If that’s what got McCallum there, the addition of first-rate amenities has helped keep him. “The developers went top-shelf the whole way. They really wanted to maintain the community and put a great deal of thought into it. It’s been well-managed—great people and attention to detail.”

The new ownership group sees themselves not only as stewards but builders, continuing the commitment to adding amenities as good as those already in place. Recent additions include Ocean Park, an 80-acre green space that winds through a collection of 200 homesites, features a pool house, and serves as the site for community events. A sporting club for skeet shooting and turkey hunting just opened. They’ve also introduced a family program called “GoKiawah” that offers amusements both on and off the island, everything from kids games (offered both during the day and while parents enjoy dinner) to shuttle service—by bus or by boat—to and from nearby Charleston and its thriving food scene. Randolph jokes that “We’re in an arms race with Charleston” when it comes to fine dining, but given the recent upgrades to the club’s food and beverage services, including new “comfort stations” on the courses, eating at home has never been better.

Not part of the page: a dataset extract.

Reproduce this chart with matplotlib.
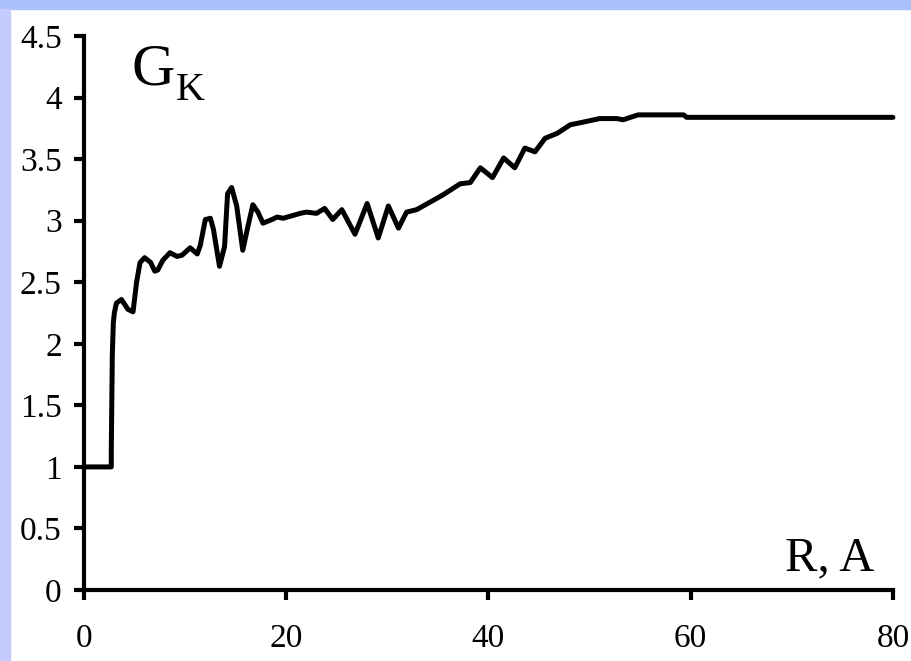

“The old owners did a fantastic job, but it’s been a breath of fresh air with the new owners to see family- and kid-friendly things being done,” says Adam Fuller, 44, who has three daughters between six and 12. “That was a huge add that was not there before. Our kids are beside themselves when it’s time for Bingo.”

Fuller, who lives in Atlanta and co-owns automotive repair facilities throughout the Southeast, looked at a number of golf communities on the East Coast before buying at Kiawah in 2010. While he might have been able to save a little money on a similar home somewhere else, he wasn’t so much looking for a great deal as for a great place for his family. “My wife and I wanted to give our kids that same sense of freedom that we had as kids where you could just jump on your bike and go. We were really looking for a place we could create memories and spend a lot of time as a family together.”

The day after Thanksgiving this year, the new owners threw a big “Party in the Park” at Ocean Park to show their appreciation to residents. No doubt the property owners feel a sense of gratitude, as well, because it’s unique for a community to successfully retain its original vision through the decades and a change in developers.

The party at Kiawah Island has never really stopped.